SAN FRANCISCO (KPIX 5) -- Uber and Lyft, the two biggest rideshare companies, are telling their drivers they are willing to compromise with a proposal that includes a minimum wage of $21 per hour.
The new proposal comes after days of protests that brought a caravan of rideshare drivers through San Francisco and ended in Sacramento Wednesday.
The demonstrating drivers said they are demanding a living wage and pushing for Assembly Bill 5, which would classify rideshare drivers as employees instead of independent contractors.
Lyft sent a message to its drivers, asking them to talk their legislators out of the bill, saying it could cause the company to "offload" or layoff hundreds of thousands of drivers. The message from Lyft also told drivers that AB5 could cost customers more money and make them wait longer for a car.
In lieu of the legislation, Lyft said it is willing to compromise with drivers, promising they would get paid at least $21 dollars per hour, receive some benefits and also get their voices heard within the company.
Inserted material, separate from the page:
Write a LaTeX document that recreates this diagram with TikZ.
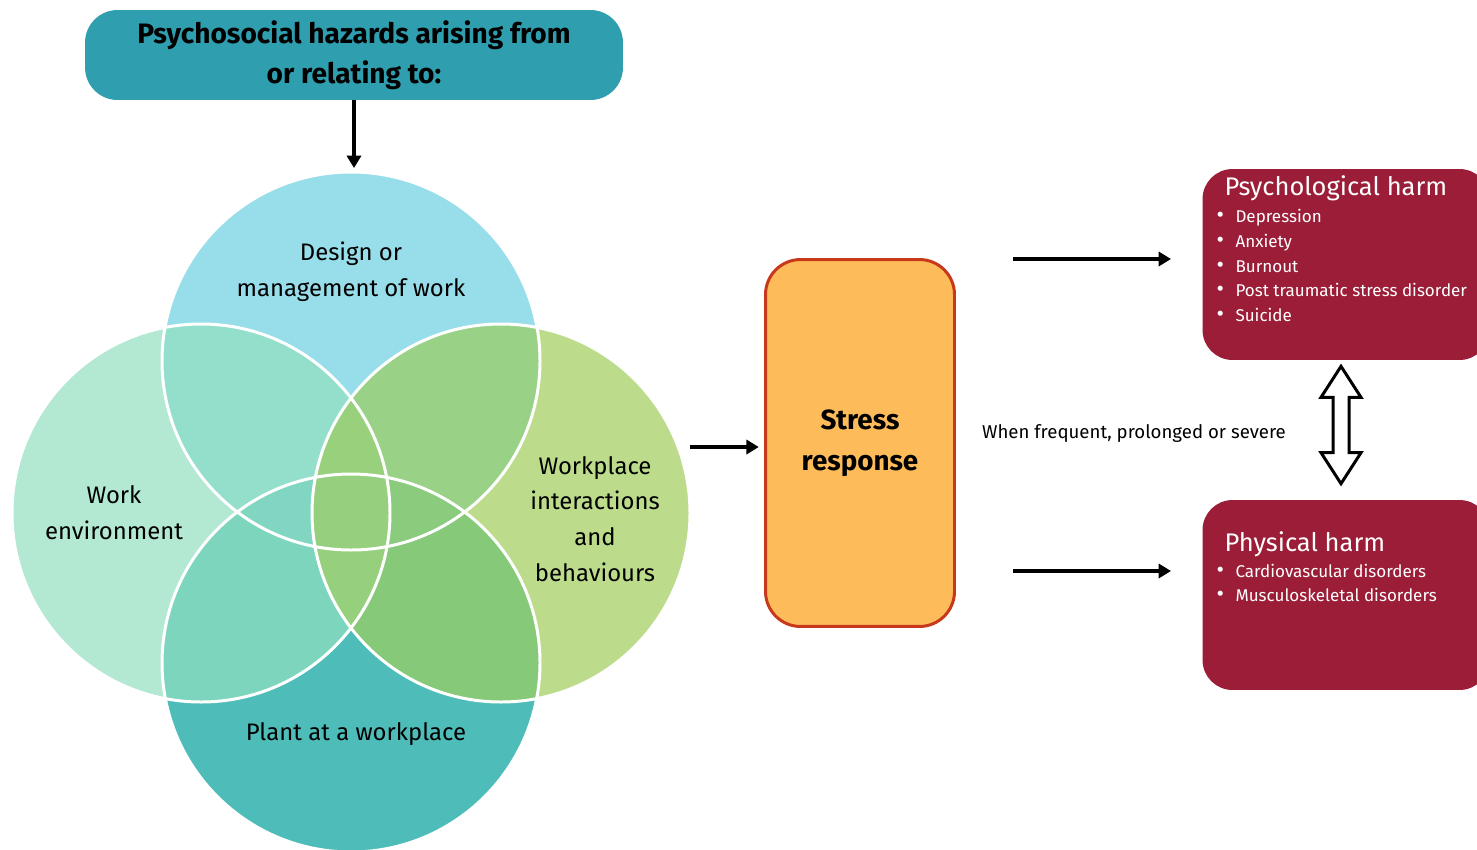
\documentclass[tikz,border=0pt]{standalone}
\usepackage{fontspec}
\setmainfont{Fira Sans}
\usetikzlibrary{positioning}
\usetikzlibrary{calc}
\usetikzlibrary{arrows.meta}

\definecolor{hazardteal}{HTML}{2F9FB0}
\definecolor{stressfill}{HTML}{FDBB59}
\definecolor{stressline}{HTML}{C8381B}
\definecolor{harmred}{HTML}{9B1D37}
\definecolor{vT}{HTML}{98DEEA}
\definecolor{vL}{HTML}{B3E8D3}
\definecolor{vR}{HTML}{BCDC8C}
\definecolor{vB}{HTML}{4EBDB9}
\definecolor{vTL}{HTML}{93DFCB}
\definecolor{vTR}{HTML}{99D287}
\definecolor{vLB}{HTML}{7ED5BD}
\definecolor{vRB}{HTML}{86C978}
\definecolor{vLR}{HTML}{97CF7C}
\definecolor{vLTB}{HTML}{80D6C0}
\definecolor{vRTB}{HTML}{8ACB7D}
\definecolor{vLRT}{HTML}{99D07C}
\definecolor{vLRB}{HTML}{97D07C}
\definecolor{vAll}{HTML}{96CF7D}

\tikzstyle{hazard}=[rectangle, rounded corners=0.65cm, fill=hazardteal, minimum width=10.76cm, minimum height=1.8cm, align=center, font=\fontsize{16}{22.7}\selectfont\bfseries]
\tikzstyle{stressbox}=[rectangle, rounded corners=0.7cm, fill=stressfill, draw=stressline, line width=1.7pt, minimum width=3.78cm, minimum height=7.34cm, align=center, font=\fontsize{15.8}{23.2}\selectfont\bfseries]
\tikzstyle{harm}=[rectangle, rounded corners=0.6cm, fill=harmred, minimum width=5.74cm]
\tikzstyle{harmhead}=[text=white, inner sep=0pt, font=\fontsize{14.5}{17}\selectfont]
\tikzstyle{harmitem}=[text=white, inner sep=0pt, font=\fontsize{9.7}{12}\selectfont]
\tikzstyle{venntext}=[align=center, font=\fontsize{13.6}{20.4}\selectfont]
\tikzstyle{link}=[-{Triangle[length=7pt, width=8pt]}, line width=1.8pt]

\newcommand{\circT}{(cT) circle[radius=189]}
\newcommand{\circL}{(cL) circle[radius=189]}
\newcommand{\circR}{(cR) circle[radius=189]}
\newcommand{\circB}{(cB) circle[radius=189]}
\newcommand{\harmdot}{\makebox[10.8pt][l]{\fontsize{13}{12}\selectfont\textbullet}}

\begin{document}
\begin{tikzpicture}[x=0.02cm, y=-0.02cm]
    \useasboundingbox (0,0) rectangle (1477,849);

    % venn centres
    \coordinate (cT) at (351,361);
    \coordinate (cL) at (201,513);
    \coordinate (cR) at (501,513);
    \coordinate (cB) at (351,663);

    % single circles
    \fill[vT] \circT;
    \fill[vL] \circL;
    \fill[vR] \circR;
    \fill[vB] \circB;

    % pairs
    \begin{scope}\clip \circT; \fill[vTL] \circL; \end{scope}
    \begin{scope}\clip \circT; \fill[vTR] \circR; \end{scope}
    \begin{scope}\clip \circB; \fill[vLB] \circL; \end{scope}
    \begin{scope}\clip \circB; \fill[vRB] \circR; \end{scope}
    \begin{scope}\clip \circL; \fill[vLR] \circR; \end{scope}

    % triples
    \begin{scope}\clip \circT; \clip \circB; \fill[vLTB] \circL; \end{scope}
    \begin{scope}\clip \circT; \clip \circB; \fill[vRTB] \circR; \end{scope}
    \begin{scope}\clip \circL; \clip \circR; \fill[vLRT] \circT; \end{scope}
    \begin{scope}\clip \circL; \clip \circR; \fill[vLRB] \circB; \end{scope}

    % all four
    \begin{scope}\clip \circL; \clip \circR; \clip \circT; \fill[vAll] \circB; \end{scope}

    \draw[white, line width=1.7pt] \circT \circL \circR \circB;

    \node[venntext] (design)   at (351,272) {Design or\\management of work};
    \node[venntext] (workenv)  at (114,513) {Work\\environment};
    \node[venntext] (behave)   at (595,519) {Workplace\\interactions\\and\\behaviours};
    \node[venntext] (plant)    at (356,734) {Plant at a workplace};

    \node[hazard]    (hazards) at (354,55)  {Psychosocial hazards arising from\\or relating to:};
    \node[stressbox] (stress)  at (860,443) {Stress\\response};

    \node[harm, minimum height=3.82cm] (psych) at (1346,264.5) {};
    \node[harm, minimum height=3.80cm] (phys)  at (1346,595)   {};

    \node[harmhead, anchor=base west] (psychHead) at ($(psych.north west)+(22,27)$) {Psychological harm};
    \foreach \item [count=\i] in {Depression, Anxiety, Burnout, Post traumatic stress disorder, Suicide}
        \node[harmitem, anchor=base west] (psych\i) at ($(psych.north west)+(14,29+24.8*\i)$) {\harmdot\item};

    \node[harmhead, anchor=base west] (physHead) at ($(phys.north west)+(22,52)$) {Physical harm};
    \foreach \item [count=\i] in {Cardiovascular disorders, Musculoskeletal disorders}
        \node[harmitem, anchor=base west] (phys\i) at ($(phys.north west)+(14,54+24*\i)$) {\harmdot\item};

    \node[font=\fontsize{10.6}{12}\selectfont] (when) at (1134,433) {When frequent, prolonged or severe};

    % connectors
    \coordinate (vennTop)   at (354,168);
    \coordinate (vennRight) at (690,447);
    \coordinate (toPsychA)  at (1013,259);
    \coordinate (toPsychB)  at (1171,259);
    \coordinate (toPhysA)   at (1013,571);
    \coordinate (toPhysB)   at (1171,571);

    \draw[link] (hazards.south) -- (vennTop);
    \draw[link] (vennRight) -- (stress.west |- vennRight) [shorten >=3pt];
    \draw[link] (toPsychA) -- (toPsychB);
    \draw[link] (toPhysA) -- (toPhysB);

    % hollow double arrow between the harms
    \coordinate (dTop) at ($(psych.south)+(-5,6)$);
    \coordinate (dBot) at ($(phys.north)+(-5,-16)$);
    \draw[line width=1.7pt, fill=white, line join=miter]
        (dTop) -- ++(20,31) -- ++(-12,0) -- ($(dBot)+(8,-31)$) -- ++(12,0) -- (dBot)
        -- ++(-20,-31) -- ++(12,0) -- ($(dTop)+(-8,31)$) -- ++(-12,0) -- cycle;
\end{tikzpicture}
\end{document}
"Lyft is advocating for an approach in line with the interests of our drivers, by modernizing century-old labor laws that make it difficult to provide both flexibility and benefits," Lyft said in a statement. "That's why we've been working on a different solution, so drivers can continue to control where, when, and how long they drive, while also having some basic protections like a minimum earnings floor, a system of worker-directed portable benefits, and representation."
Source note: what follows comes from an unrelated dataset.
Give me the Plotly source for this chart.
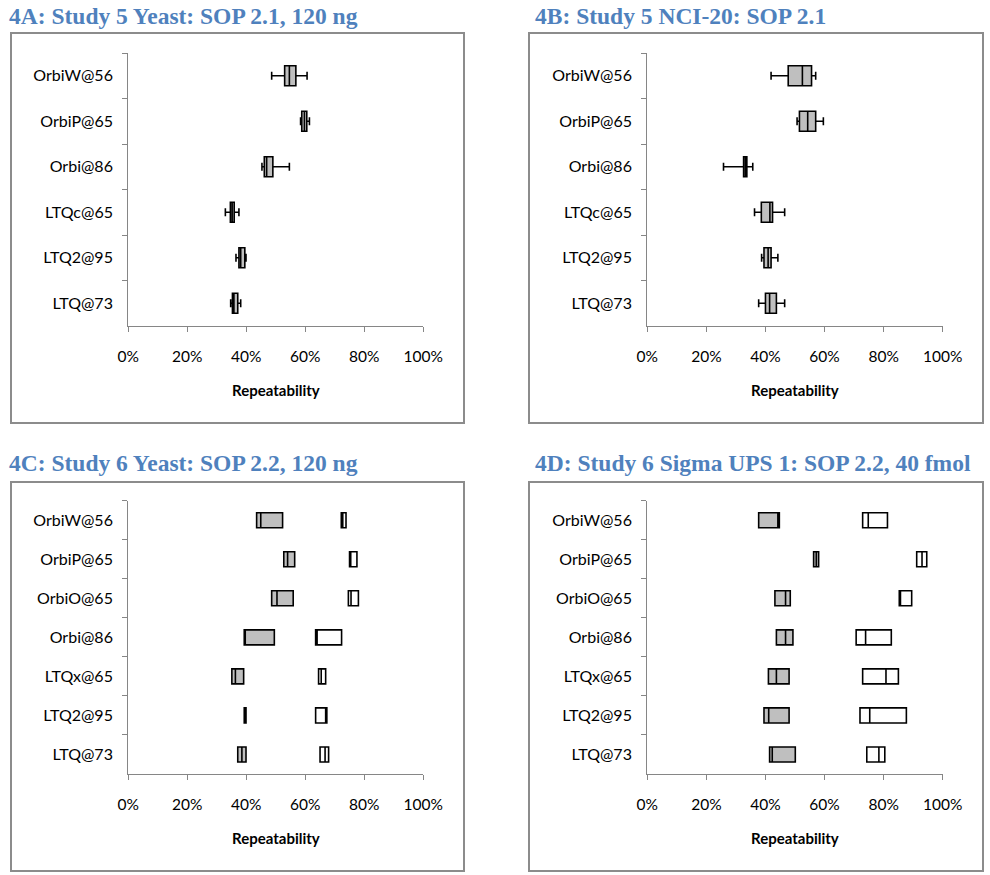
import plotly.graph_objects as go

# ---------------- data ----------------
cats_ab = ["OrbiW@56", "OrbiP@65", "Orbi@86", "LTQc@65", "LTQ2@95", "LTQ@73"]

a_lo  = [0.486, 0.584, 0.453, 0.329, 0.365, 0.347]
a_q1  = [0.530, 0.588, 0.461, 0.346, 0.375, 0.353]
a_med = [0.546, 0.597, 0.469, 0.352, 0.381, 0.358]
a_q3  = [0.568, 0.605, 0.490, 0.359, 0.395, 0.371]
a_hi  = [0.606, 0.614, 0.546, 0.375, 0.399, 0.381]

b_lo  = [0.419, 0.507, 0.258, 0.363, 0.387, 0.377]
b_q1  = [0.477, 0.515, 0.326, 0.386, 0.395, 0.400]
b_med = [0.525, 0.543, 0.332, 0.415, 0.409, 0.414]
b_q3  = [0.556, 0.570, 0.337, 0.424, 0.419, 0.437]
b_hi  = [0.570, 0.596, 0.357, 0.465, 0.442, 0.465]

cats_cd = ["OrbiW@56", "OrbiP@65", "OrbiO@65", "Orbi@86", "LTQx@65", "LTQ2@95", "LTQ@73"]

c_gray_q1  = [0.435, 0.527, 0.486, 0.393, 0.351, 0.393, 0.371]
c_gray_med = [0.449, 0.540, 0.504, 0.395, 0.363, 0.396, 0.385]
c_gray_q3  = [0.523, 0.564, 0.559, 0.495, 0.391, 0.399, 0.399]
c_white_q1  = [0.722, 0.750, 0.746, 0.635, 0.645, 0.635, 0.650]
c_white_med = [0.727, 0.754, 0.755, 0.640, 0.654, 0.669, 0.667]
c_white_q3  = [0.738, 0.775, 0.780, 0.723, 0.669, 0.673, 0.679]

d_gray_q1  = [0.377, 0.563, 0.432, 0.437, 0.410, 0.395, 0.414]
d_gray_med = [0.442, 0.572, 0.468, 0.468, 0.437, 0.411, 0.423]
d_gray_q3  = [0.447, 0.580, 0.484, 0.493, 0.480, 0.480, 0.501]
d_white_q1  = [0.729, 0.912, 0.853, 0.707, 0.729, 0.720, 0.743]
d_white_med = [0.748, 0.930, 0.857, 0.739, 0.808, 0.753, 0.784]
d_white_q3  = [0.813, 0.946, 0.895, 0.826, 0.850, 0.877, 0.804]

x_ticks = [0, 0.2, 0.4, 0.6, 0.8, 1.0]
x_title = "Repeatability"
titles = ["4A: Study 5 Yeast: SOP 2.1, 120 ng",
          "4B: Study 5 NCI-20: SOP 2.1",
          "4C: Study 6 Yeast: SOP 2.2, 120 ng",
          "4D: Study 6 Sigma UPS 1: SOP 2.2, 40 fmol"]

# ---------------- layout constants ----------------
W, H = 990, 875
GRAY = "#BFBFBF"
AXC = "#868686"
FRAME = "#8C8C8C"
TITLE_C = "#4F81BD"
LBL_FONT = "Lato"

def px(x):
    return x / W

def py(y):
    return 1 - y / H

# pixel geometry of panels: (x0, x1) of plot area, (ytop, ybot)
panels = [
    dict(xd=(128.3, 423.3), yd=(53, 326), frame=(11, 33, 464, 423), title=(7, 16)),
    dict(xd=(647.3, 942.7), yd=(53, 326), frame=(529, 33, 983, 423), title=(533, 16)),
    dict(xd=(128.3, 423.3), yd=(500.7, 774), frame=(11, 482, 464, 871), title=(7, 463)),
    dict(xd=(647.3, 942.7), yd=(500.7, 774), frame=(529, 482, 983, 871), title=(533, 463)),
]

fig = go.Figure()

def add_box(i, cats, lo, q1, med, q3, hi, fill, width, whisk=True):
    ax = "" if i == 0 else str(i + 1)
    fig.add_trace(go.Box(
        y=cats, q1=q1, median=med, q3=q3,
        lowerfence=lo if whisk else q1,
        upperfence=hi if whisk else q3,
        orientation="h",
        fillcolor=fill,
        line=dict(color="black", width=1.6),
        width=width,
        whiskerwidth=0.4,
        boxpoints=False,
        showlegend=False,
        xaxis="x" + ax, yaxis="y" + ax,
    ))

add_box(0, cats_ab, a_lo, a_q1, a_med, a_q3, a_hi, GRAY, 0.44)
add_box(1, cats_ab, b_lo, b_q1, b_med, b_q3, b_hi, GRAY, 0.44)
add_box(2, cats_cd, None, c_gray_q1, c_gray_med, c_gray_q3, None, GRAY, 0.385, whisk=False)
add_box(2, cats_cd, None, c_white_q1, c_white_med, c_white_q3, None, "white", 0.385, whisk=False)
add_box(3, cats_cd, None, d_gray_q1, d_gray_med, d_gray_q3, None, GRAY, 0.385, whisk=False)
add_box(3, cats_cd, None, d_white_q1, d_white_med, d_white_q3, None, "white", 0.385, whisk=False)

layout = dict(
    width=W, height=H,
    autosize=False,
    margin=dict(l=0, r=0, t=0, b=0, pad=0, autoexpand=False),
    paper_bgcolor="white", plot_bgcolor="white",
    boxmode="overlay",
    showlegend=False,
    shapes=[], annotations=[],
)

for i, p in enumerate(panels):
    ax = "" if i == 0 else str(i + 1)
    n = len(cats_ab) if i < 2 else len(cats_cd)
    cats = cats_ab if i < 2 else cats_cd
    layout["xaxis" + ax] = dict(
        domain=[px(p["xd"][0]), px(p["xd"][1])],
        anchor="y" + ax,
        range=[0, 1],
        automargin=False,
        tickvals=x_ticks, tickformat=".0%",
        showline=True, linecolor=AXC, linewidth=1.3,
        ticks="outside", ticklen=5, tickcolor=AXC, tickwidth=1.3,
        showgrid=False, zeroline=False,
        ticklabelstandoff=11,
        tickfont=dict(family=LBL_FONT, size=15.5, color="black"),
        fixedrange=True,
    )
    layout["yaxis" + ax] = dict(
        domain=[py(p["yd"][1]), py(p["yd"][0])],
        anchor="x" + ax,
        type="category",
        automargin=False,
        categoryorder="array", categoryarray=cats,
        range=[n - 0.5, -0.5],
        showline=True, linecolor=AXC, linewidth=1.3,
        ticks="outside", ticklen=5, tickcolor=AXC, tickwidth=1.3,
        tickson="boundaries",
        showgrid=False, zeroline=False,
        ticklabelstandoff=11,
        tickfont=dict(family=LBL_FONT, size=16, color="black"),
        fixedrange=True,
    )
    fx0, fy0, fx1, fy1 = p["frame"]
    layout["shapes"].append(dict(
        type="rect", xref="paper", yref="paper",
        x0=px(fx0), x1=px(fx1), y0=py(fy1), y1=py(fy0),
        line=dict(color=FRAME, width=2), fillcolor="rgba(0,0,0,0)", layer="below",
    ))
    tx, ty = p["title"]
    layout["annotations"].append(dict(
        text="<b>" + titles[i] + "</b>", xref="paper", yref="paper",
        x=px(tx), y=py(ty), xanchor="left", yanchor="middle", showarrow=False,
        font=dict(family="Liberation Serif", size=23.5, color=TITLE_C),
    ))
    layout["annotations"].append(dict(
        text="<b>" + x_title + "</b>", xref="paper", yref="paper",
        x=px((p["xd"][0] + p["xd"][1]) / 2), y=py(p["yd"][1] + 64),
        xanchor="center", yanchor="middle", showarrow=False,
        font=dict(family=LBL_FONT, size=15, color="black"),
    ))

fig.update_layout(**layout)
fig.write_html(
    "out.html",
    config={"displayModeBar": False},
    post_script="document.body.style.margin='0';document.body.style.overflow='hidden';",
)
Lyft driver Edan Alva was in Sacramento Wednesday with a group called Gig Workers Rising that is advocating for the passage of AB5. He says he usually makes between $20 and $25 per hour depending on tips, which, in the Bay Area, is not enough.
"$21 dollars an hour is an insult to drivers," Alva said. "There is no way to make ends meet, I can't afford healthcare insurance for me and my son."
Tech Crunch is reporting that Uber is also pushing the $21 dollar an hour minimum wage through a petition urging Uber drivers to move away from AB5.
Uber driver Rob Lyon said the company needs to figure out a way to pay its drivers more.
"They have to reward the individual drivers that provide a five star service with a five star paycheck," Lyon said.